[BEGIN]

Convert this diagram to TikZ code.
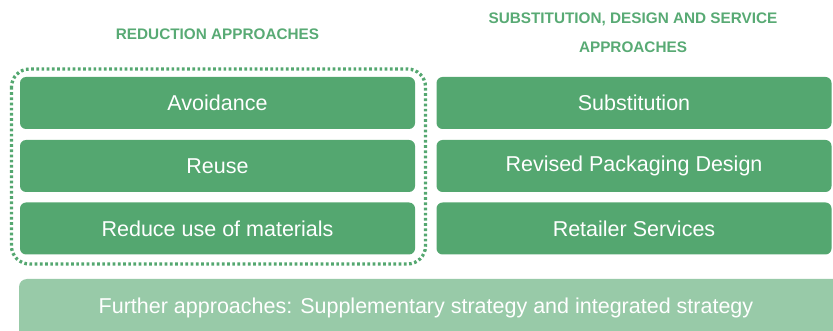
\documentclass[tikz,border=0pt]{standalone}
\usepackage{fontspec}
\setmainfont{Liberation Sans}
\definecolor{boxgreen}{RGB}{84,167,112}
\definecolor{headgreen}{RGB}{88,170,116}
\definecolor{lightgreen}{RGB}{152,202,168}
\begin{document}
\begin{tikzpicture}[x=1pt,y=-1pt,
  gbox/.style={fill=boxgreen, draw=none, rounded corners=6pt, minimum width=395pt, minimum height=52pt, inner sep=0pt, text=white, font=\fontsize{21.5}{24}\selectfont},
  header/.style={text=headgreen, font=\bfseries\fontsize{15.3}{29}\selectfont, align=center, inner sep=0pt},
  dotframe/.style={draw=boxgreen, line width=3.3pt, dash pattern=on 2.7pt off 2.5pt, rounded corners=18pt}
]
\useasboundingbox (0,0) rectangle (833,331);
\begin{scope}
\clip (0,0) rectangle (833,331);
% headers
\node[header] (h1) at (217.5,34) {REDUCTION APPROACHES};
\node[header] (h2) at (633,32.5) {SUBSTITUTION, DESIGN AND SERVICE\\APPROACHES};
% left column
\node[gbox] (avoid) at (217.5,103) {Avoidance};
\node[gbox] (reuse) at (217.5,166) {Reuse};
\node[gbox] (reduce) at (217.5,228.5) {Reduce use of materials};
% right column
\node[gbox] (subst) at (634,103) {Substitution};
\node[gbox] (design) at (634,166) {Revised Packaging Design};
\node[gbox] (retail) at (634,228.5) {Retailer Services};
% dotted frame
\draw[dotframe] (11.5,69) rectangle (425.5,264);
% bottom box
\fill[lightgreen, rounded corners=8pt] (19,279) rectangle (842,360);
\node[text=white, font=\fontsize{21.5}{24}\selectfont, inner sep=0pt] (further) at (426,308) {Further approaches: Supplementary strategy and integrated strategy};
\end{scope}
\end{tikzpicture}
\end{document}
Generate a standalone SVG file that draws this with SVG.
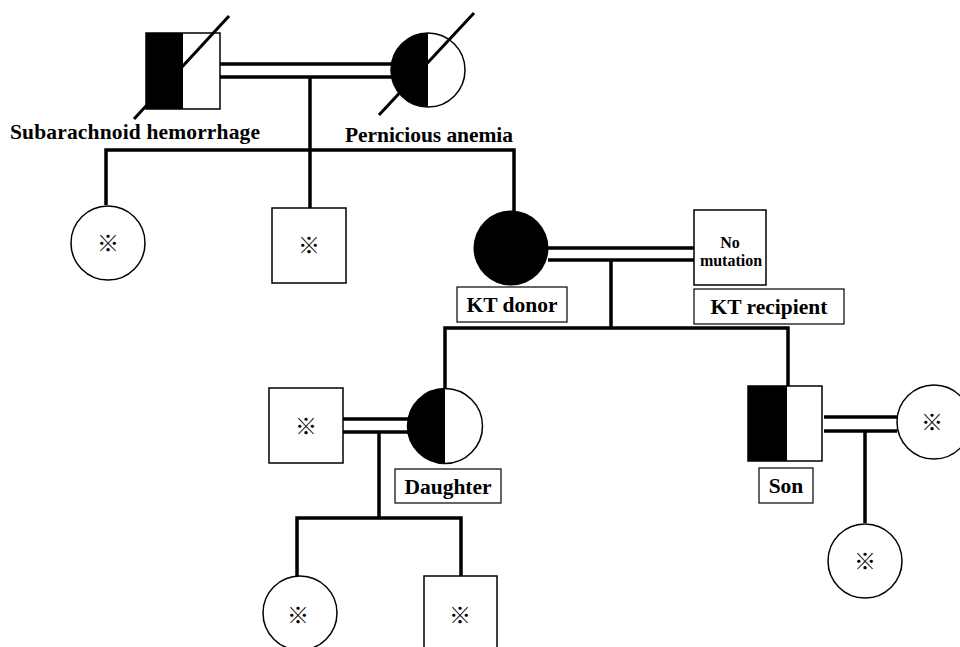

[END]

Retype the whole listing exactly and leave the pictures out.

Convert this diagram to TikZ code.
\documentclass[tikz,border=0pt]{standalone}
\usepackage{fontspec}
\setmainfont{Liberation Sans}
\definecolor{boxgreen}{RGB}{84,167,112}
\definecolor{headgreen}{RGB}{88,170,116}
\definecolor{lightgreen}{RGB}{152,202,168}
\begin{document}
\begin{tikzpicture}[x=1pt,y=-1pt,
  gbox/.style={fill=boxgreen, draw=none, rounded corners=6pt, minimum width=395pt, minimum height=52pt, inner sep=0pt, text=white, font=\fontsize{21.5}{24}\selectfont},
  header/.style={text=headgreen, font=\bfseries\fontsize{15.3}{29}\selectfont, align=center, inner sep=0pt},
  dotframe/.style={draw=boxgreen, line width=3.3pt, dash pattern=on 2.7pt off 2.5pt, rounded corners=18pt}
]
\useasboundingbox (0,0) rectangle (833,331);
\begin{scope}
\clip (0,0) rectangle (833,331);
% headers
\node[header] (h1) at (217.5,34) {REDUCTION APPROACHES};
\node[header] (h2) at (633,32.5) {SUBSTITUTION, DESIGN AND SERVICE\\APPROACHES};
% left column
\node[gbox] (avoid) at (217.5,103) {Avoidance};
\node[gbox] (reuse) at (217.5,166) {Reuse};
\node[gbox] (reduce) at (217.5,228.5) {Reduce use of materials};
% right column
\node[gbox] (subst) at (634,103) {Substitution};
\node[gbox] (design) at (634,166) {Revised Packaging Design};
\node[gbox] (retail) at (634,228.5) {Retailer Services};
% dotted frame
\draw[dotframe] (11.5,69) rectangle (425.5,264);
% bottom box
\fill[lightgreen, rounded corners=8pt] (19,279) rectangle (842,360);
\node[text=white, font=\fontsize{21.5}{24}\selectfont, inner sep=0pt] (further) at (426,308) {Further approaches: Supplementary strategy and integrated strategy};
\end{scope}
\end{tikzpicture}
\end{document}
Generate a standalone SVG file that draws this with SVG.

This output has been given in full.